Here is what I've learned:
A friend once told me that loving someone else is easy, that it's harder to learn to accept yourself as worthy of being loved. As someone with his own baggage (as we all have), this spoke deeply to me. Loving my wife was easy. Letting myself believe she loved me — even in the worst times — was hard. Once we got there, I could truly help her — not to get rid of the depression but to find her way through the mazes it keeps throwing up.
Also, maybe this:
Loving someone is seeing the best possible version of her superimposed over the actual person at all times, even when you hate her. I loved my wife for too long not necessarily for who she was, but for who I knew she could be. And maybe that was terribly unfair to her — okay, it was terribly unfair to her — but it was how I stayed and how we made it through the wilderness.
Being loved is fearing, on some level, that you are not worthy of that love. It is terrifying and vulnerable, and if you fell in love on the first day of college, it makes a great story so long as you can pretend part of it wasn't a horror movie. But being loved is good when you can trust that the other sees you, yes, but also sees the flaw in the photograph that superimposes your own best self over your rotten, stinking core.
And, above all else:
When you boil it down, life is just physical processes. You don't even have to think about them, about the way you breathe in and out, or the way your heart beats, or the way my fingers type these words even as I think them. Your brain is so good at all of this that it knows how to tune out the sound of your heartbeats.

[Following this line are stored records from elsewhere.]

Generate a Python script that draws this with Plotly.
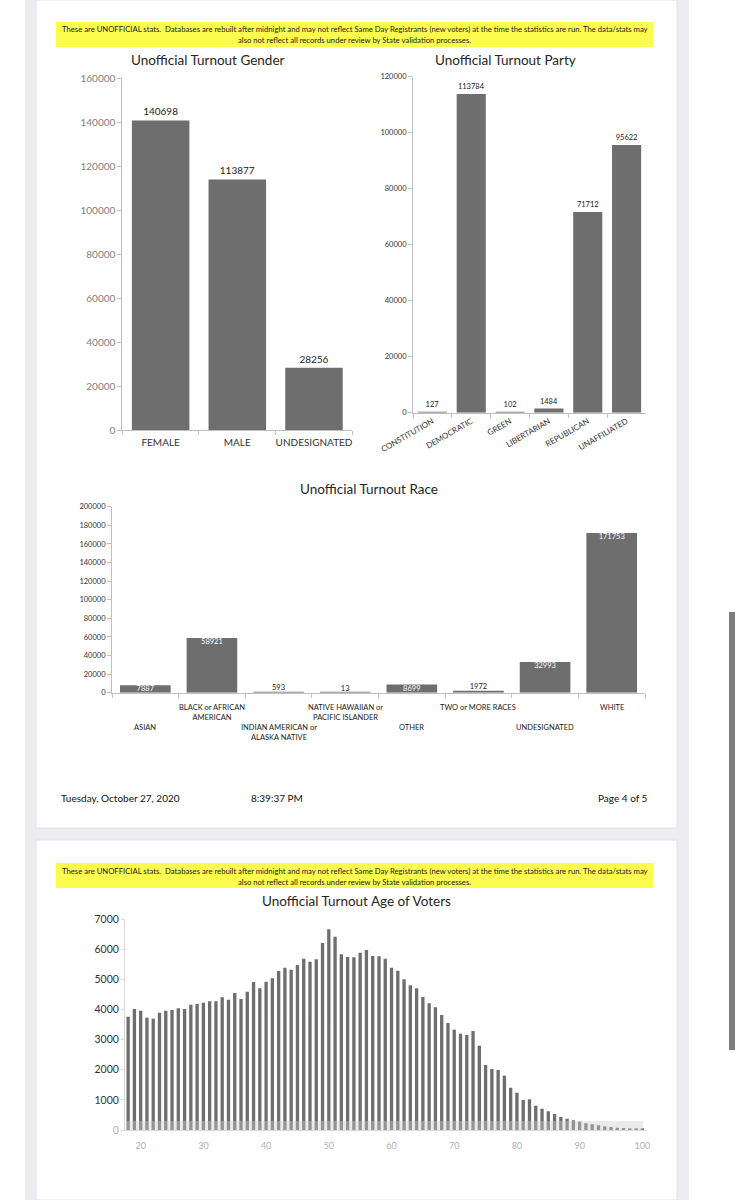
import plotly.graph_objects as go

# ---------------- data ----------------
gender_cats = ["FEMALE", "MALE", "UNDESIGNATED"]
gender_vals = [140698, 113877, 28256]

party_cats = ["CONSTITUTION", "DEMOCRATIC", "GREEN", "LIBERTARIAN", "REPUBLICAN", "UNAFFILIATED"]
party_vals = [127, 113784, 102, 1484, 71712, 95622]

race_cats = ["ASIAN", "BLACK or AFRICAN<br>AMERICAN", "INDIAN AMERICAN or<br>ALASKA NATIVE",
             "NATIVE HAWAIIAN or<br>PACIFIC ISLANDER", "OTHER", "TWO or MORE RACES",
             "UNDESIGNATED", "WHITE"]
race_vals = [7887, 58921, 593, 13, 8699, 1972, 32993, 171753]

ages = list(range(18, 101))
age_vals = [3765, 4020, 3965, 3732, 3699, 3898, 3965, 3987, 4042, 4020,
            4164, 4186, 4230, 4275, 4275, 4408, 4330, 4551, 4352, 4596,
            4917, 4707, 4928, 5039, 5282, 5393, 5327, 5482, 5692, 5592,
            5670, 6213, 6667, 6423, 5836, 5748, 5736, 5891, 5980, 5781,
            5770, 5692, 5393, 5293, 5006, 4806, 4707, 4419, 4208, 4075,
            3821, 3555, 3333, 3200, 3156, 3289, 2802, 2159, 2027, 1993,
            1805, 1406, 1240, 997, 1019, 808, 709, 620, 532, 432,
            377, 321, 277, 221, 188, 155, 122, 100, 77, 66,
            55, 44, 33]
age_ticks = [20, 30, 40, 50, 60, 70, 80, 90, 100]

banner_lines = [
    "These are UNOFFICIAL stats.  Databases are rebuilt after midnight and may not reflect Same Day Registrants (new voters) at the time the statistics are run. The data/stats may",
    "also not reflect all records under review by State validation processes.",
]
footer_date = "Tuesday, October 27, 2020"
footer_time = "8:39:37 PM"
footer_page = "Page 4 of 5"

# ---------------- style ----------------
W, H = 741, 1200
FONT = "Lato"
BAR = "#6e6e6e"
AXIS = "#bfbfbf"


def fx(p):
    return p / W


def fy(p):
    return 1 - p / H


fig = go.Figure()

# Gender
fig.add_trace(go.Bar(x=gender_cats, y=gender_vals, xaxis="x", yaxis="y", marker_color=BAR,
                     marker_line_width=0, width=0.75,
                     text=[str(v) for v in gender_vals], textposition="outside",
                     textfont=dict(family=FONT, size=10, color="#222222"), cliponaxis=False,
                     showlegend=False))
# Party
fig.add_trace(go.Bar(x=party_cats, y=party_vals, xaxis="x2", yaxis="y2", marker_color=BAR,
                     marker_line_width=0, width=0.75,
                     text=[str(v) for v in party_vals], textposition="outside",
                     textfont=dict(family=FONT, size=7.5, color="#222222"), cliponaxis=False,
                     showlegend=False))
# Race
fig.add_trace(go.Bar(x=race_cats, y=race_vals, xaxis="x3", yaxis="y3", marker_color=BAR,
                     marker_line_width=0, width=0.76, showlegend=False))
race_pos, race_y, race_col = [], [], []
for v in race_vals:
    if v > 20000:
        race_pos.append("bottom center"); race_y.append(v); race_col.append("white")
    elif v > 5000:
        race_pos.append("middle center"); race_y.append(v / 2); race_col.append("white")
    else:
        race_pos.append("top center"); race_y.append(v); race_col.append("#222222")
fig.add_trace(go.Scatter(x=race_cats, y=race_y, xaxis="x3", yaxis="y3", mode="text",
                         text=[str(v) for v in race_vals], textposition=race_pos,
                         textfont=dict(family=FONT, size=7.5, color=race_col),
                         cliponaxis=False, showlegend=False, hoverinfo="skip"))
# Age
fig.add_trace(go.Bar(x=ages, y=age_vals, xaxis="x4", yaxis="y4", marker_color=BAR,
                     marker_line_width=0, width=0.53, showlegend=False))

common_x = dict(showline=True, linecolor=AXIS, linewidth=1, showgrid=False, zeroline=False,
                ticks="outside", tickcolor=AXIS, ticklen=4, fixedrange=True, automargin=False)
common_y = dict(showline=True, linecolor=AXIS, linewidth=1, showgrid=False, zeroline=False,
                ticks="outside", tickcolor=AXIS, ticklen=4, tickformat="d", fixedrange=True,
                automargin=False)

fig.update_layout(
    width=W, height=H, autosize=False,
    margin=dict(l=0, r=0, t=0, b=0, pad=0, autoexpand=False),
    paper_bgcolor="white", plot_bgcolor="rgba(0,0,0,0)",
    font=dict(family=FONT, color="#222222"),
    showlegend=False,
    xaxis=dict(common_x, domain=[fx(122.3), fx(352.3)], anchor="y", type="category",
               tickson="boundaries", tickangle=0, tickfont=dict(size=10, color="#333333"),
               ticklabelstandoff=3),
    yaxis=dict(common_y, domain=[fy(430), fy(78)], anchor="x", range=[0, 160000], dtick=20000,
               tickfont=dict(size=10, color="#808080")),
    xaxis2=dict(common_x, domain=[fx(413), fx(646)], anchor="y2", type="category",
                tickson="boundaries", tickangle=-30, tickfont=dict(size=8, color="#333333")),
    yaxis2=dict(common_y, domain=[fy(412.7), fy(76.7)], anchor="x2", range=[0, 120000], dtick=20000,
                tickfont=dict(size=7.5, color="#333333")),
    xaxis3=dict(common_x, domain=[fx(112), fx(645)], anchor="y3", type="category",
                tickson="boundaries", showticklabels=False),
    yaxis3=dict(common_y, domain=[fy(692.7), fy(506.7)], anchor="x3", range=[0, 200000], dtick=20000,
                tickfont=dict(size=7.5, color="#333333")),
    xaxis4=dict(common_x, domain=[fx(125), fx(645.5)], anchor="y4", range=[17.5, 100.5],
                tickvals=age_ticks, ticks="", showline=True, linecolor="#d9d9d9", tickangle=0,
                tickfont=dict(size=9, color="#b0b0b0"), ticklabelstandoff=7),
    yaxis4=dict(common_y, domain=[fy(1130), fy(919.3)], anchor="x4", range=[0, 7000],
                tickvals=[0, 1000, 2000, 3000, 4000, 5000, 6000, 7000],
                ticktext=["<span style='color:#b0b0b0'>0</span>", "1000", "2000", "3000",
                          "4000", "5000", "6000", "7000"],
                linecolor="#d9d9d9", tickcolor="#d9d9d9", ticklen=3,
                tickfont=dict(size=10.5, color="#333333")),
)

# ---------------- background shapes ----------------
shapes = [
    dict(type="rect", xref="paper", yref="paper", x0=fx(25), x1=fx(689), y0=fy(1200), y1=fy(0),
         fillcolor="#ececf1", line_width=0, layer="below"),
    dict(type="rect", xref="paper", yref="paper", x0=fx(36), x1=fx(677), y0=fy(828), y1=fy(0),
         fillcolor="white", line=dict(color="#e2e2e6", width=1), layer="below"),
    dict(type="rect", xref="paper", yref="paper", x0=fx(36), x1=fx(677), y0=fy(1200), y1=fy(840),
         fillcolor="white", line=dict(color="#e2e2e6", width=1), layer="below"),
    dict(type="rect", xref="paper", yref="paper", x0=fx(56), x1=fx(653), y0=fy(47), y1=fy(22),
         fillcolor="#fcfc4e", line_width=0, layer="below"),
    dict(type="rect", xref="paper", yref="paper", x0=fx(56), x1=fx(653), y0=fy(888), y1=fy(863),
         fillcolor="#fcfc4e", line_width=0, layer="below"),
    dict(type="rect", xref="paper", yref="paper", x0=fx(729), x1=fx(735), y0=fy(1050), y1=fy(612),
         fillcolor="#7d7d7d", line_width=0, layer="below"),
    # faint blurred band at the foot of the age bars (scan artefact)
    dict(type="rect", xref="paper", yref="paper", x0=fx(126), x1=fx(643), y0=fy(1130), y1=fy(1121),
         fillcolor="rgba(205,205,205,0.4)", line_width=0, layer="above"),
]
fig.update_layout(shapes=shapes)

# ---------------- annotations ----------------
ann = []


def text(x, y, s, size, color="#222222", xanchor="center", yanchor="middle"):
    ann.append(dict(x=fx(x), y=fy(y), xref="paper", yref="paper", text=s,
                    showarrow=False, xanchor=xanchor, yanchor=yanchor,
                    font=dict(family=FONT, size=size, color=color)))


for top in (29, 871):
    text(354.5, top, banner_lines[0], 7.7)
    text(354.5, top + 11, banner_lines[1], 7.7)

text(208, 60, "Unofficial Turnout Gender", 13.5, "#262626")
text(505, 60, "Unofficial Turnout Party", 13.5, "#262626")
text(369, 489, "Unofficial Turnout Race", 13.5, "#262626")
text(356, 901, "Unofficial Turnout Age of Voters", 13.5, "#262626")

for i, c in enumerate(race_cats):
    ann.append(dict(x=c, y=fy(701 if i % 2 == 1 else 721), xref="x3", yref="paper", text=c,
                    showarrow=False, xanchor="center", yanchor="top",
                    font=dict(family=FONT, size=7.5, color="#222222")))

text(59, 798, footer_date, 10, "#111111", xanchor="left")
text(249, 798, footer_time, 10, "#111111", xanchor="left")
text(650, 798, footer_page, 10, "#111111", xanchor="right")

fig.update_layout(annotations=ann)

fig.write_html("out.html", config={"displayModeBar": False, "responsive": False},
               post_script="document.body.style.margin='0';document.body.style.overflow='hidden';")
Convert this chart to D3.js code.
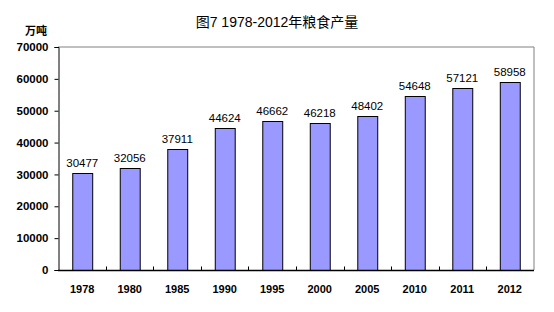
<!DOCTYPE html>
<html>
<head>
<meta charset="utf-8">
<script src="https://cdn.jsdelivr.net/npm/d3@7"></script>
<style>
  body { margin: 0; background: #fff; }
  text { font-family: "Liberation Sans", "Noto Sans CJK SC", sans-serif; }
</style>
</head>
<body>
<div id="chart"></div>
<script>
const years = ['1978', '1980', '1985', '1990', '1995', '2000', '2005', '2010', '2011', '2012']
const output = [30477, 32056, 37911, 44624, 46662, 46218, 48402, 54648, 57121, 58958]
const yTicks = [0, 10000, 20000, 30000, 40000, 50000, 60000, 70000]

const width = 554
const height = 312
const margin = {top: 47, right: 20, bottom: 42, left: 58}

const svg = d3.select('#chart')
    .append('svg')
    .attr('width', width)
    .attr('height', height)

const x = d3.scaleBand()
    .domain(years)
    .range([margin.left, width - margin.right])
    .paddingInner(0.58)
    .paddingOuter(0.3)

const y = d3.scaleLinear()
    .domain([0, 70000])
    .range([height - margin.bottom, margin.top])

// plot frame (top and right in grey)
svg.append('path')
    .attr('d', `M${margin.left},${margin.top}H${width - margin.right}V${height - margin.bottom}`)
    .attr('fill', 'none')
    .attr('stroke', '#808080')
    .attr('stroke-width', 1)

// bars
svg.selectAll('rect.bar')
    .data(output)
    .enter()
    .append('rect')
    .attr('class', 'bar')
    .attr('x', (d, i) => x(years[i]) + 0.5)
    .attr('y', d => Math.round(y(d)) + 0.5)
    .attr('width', x.bandwidth())
    .attr('height', d => y(0) - Math.round(y(d)))
    .attr('fill', '#9999ff')
    .attr('stroke', '#000')
    .attr('stroke-width', 1)

// value labels
svg.selectAll('text.value')
    .data(output)
    .enter()
    .append('text')
    .attr('class', 'value')
    .attr('x', (d, i) => x(years[i]) + x.bandwidth() / 2)
    .attr('y', d => y(d) - 6)
    .attr('text-anchor', 'middle')
    .attr('font-size', 11.5)
    .attr('fill', '#000')
    .text(d => d)

// y axis
const yAxis = d3.axisLeft(y)
    .tickValues(yTicks)
    .tickSize(4)
    .tickPadding(6)
    .tickFormat(d3.format('d'))

svg.append('g')
    .attr('transform', `translate(${margin.left + 0.5},0)`)
    .call(yAxis)
    .call(g => g.select('.domain').attr('stroke', '#000'))
    .call(g => g.selectAll('text').attr('font-size', 11.5).attr('font-weight', 'bold').attr('fill', '#000'))

// x axis baseline and category boundary ticks
const bounds = d3.range(1, years.length).map(i => margin.left + (width - margin.left - margin.right) * i / years.length)
const base = Math.round(y(0)) + 0.5

svg.append('line')
    .attr('x1', margin.left)
    .attr('x2', width - margin.right)
    .attr('y1', base)
    .attr('y2', base)
    .attr('stroke', '#000')
    .attr('stroke-width', 1.5)

svg.selectAll('line.xtick')
    .data(bounds)
    .enter()
    .append('line')
    .attr('class', 'xtick')
    .attr('x1', d => Math.round(d) + 0.5)
    .attr('x2', d => Math.round(d) + 0.5)
    .attr('y1', base)
    .attr('y2', base - 4)
    .attr('stroke', '#000')

svg.selectAll('text.year')
    .data(years)
    .enter()
    .append('text')
    .attr('class', 'year')
    .attr('x', d => x(d) + x.bandwidth() / 2)
    .attr('y', base + 22)
    .attr('text-anchor', 'middle')
    .attr('font-size', 11)
    .attr('font-weight', 'bold')
    .text(d => d)

// unit label
svg.append('text')
    .attr('x', 47)
    .attr('y', 35)
    .attr('text-anchor', 'end')
    .attr('font-size', 11)
    .attr('font-weight', 'bold')
    .text('万吨')

// title
svg.append('text')
    .attr('x', 277)
    .attr('y', 27)
    .attr('text-anchor', 'middle')
    .attr('font-size', 14)
    .text('图7 1978-2012年粮食产量')
</script>
</body>
</html>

But if you try, if you really try, you can hear your heartbeat. You can stop the process of your breath. I can keep my fingers from typing.
Depression isn't just a condition or a disease or a mental imbalance. It's a process, a series of them that you can replace with other processes that don't get rid of depression but build better ways of dealing with its lies.
In "Avant Gardener," one of my favorite songs about depression (or, at least, I think it's about depression — it's probably just about a respiratory ailment), singer-songwriter Courtney Barnett sings about a day that starts with her staying in bed too late, before going out to dig up weeds in her garden. "All of a sudden," she sings, "I'm having trouble breathing in."
This is what it is, I think, for both of us, maybe for Jimmy and Gretchen too. It's realizing that you can tell yourself to breathe, that you can, on some level, find a way past this, whether around or through, that even if the medication is a lie, we are all the sum of lies we tell ourselves anyway.
Here you are. Feel yourself. You are the sum collection of all your joys and fears and disappointments and losses. You are both that and something else. Breathe in. Hold.
Think of her laugh. Think of her smile. Think of the person you were, and the better person she has helped you become. Think of the time she, in the depths of a depressive phase she tried not to label as one, adopted two 10-day-old kittens and bottle-fed them for months, because she doesn't want anything, ever, to have to die. Think of how you used to go, in the middle of the night, to Wendy's drive-thrus and listen to Coast to Coast AM to eavesdrop on people who had constructed their own alternate realities to undergird the universe. Think about how you do the same thing every day, both of you, but it makes things better, because it's what we all do to survive.
Todd VanDerWerff is Vox's culture editor.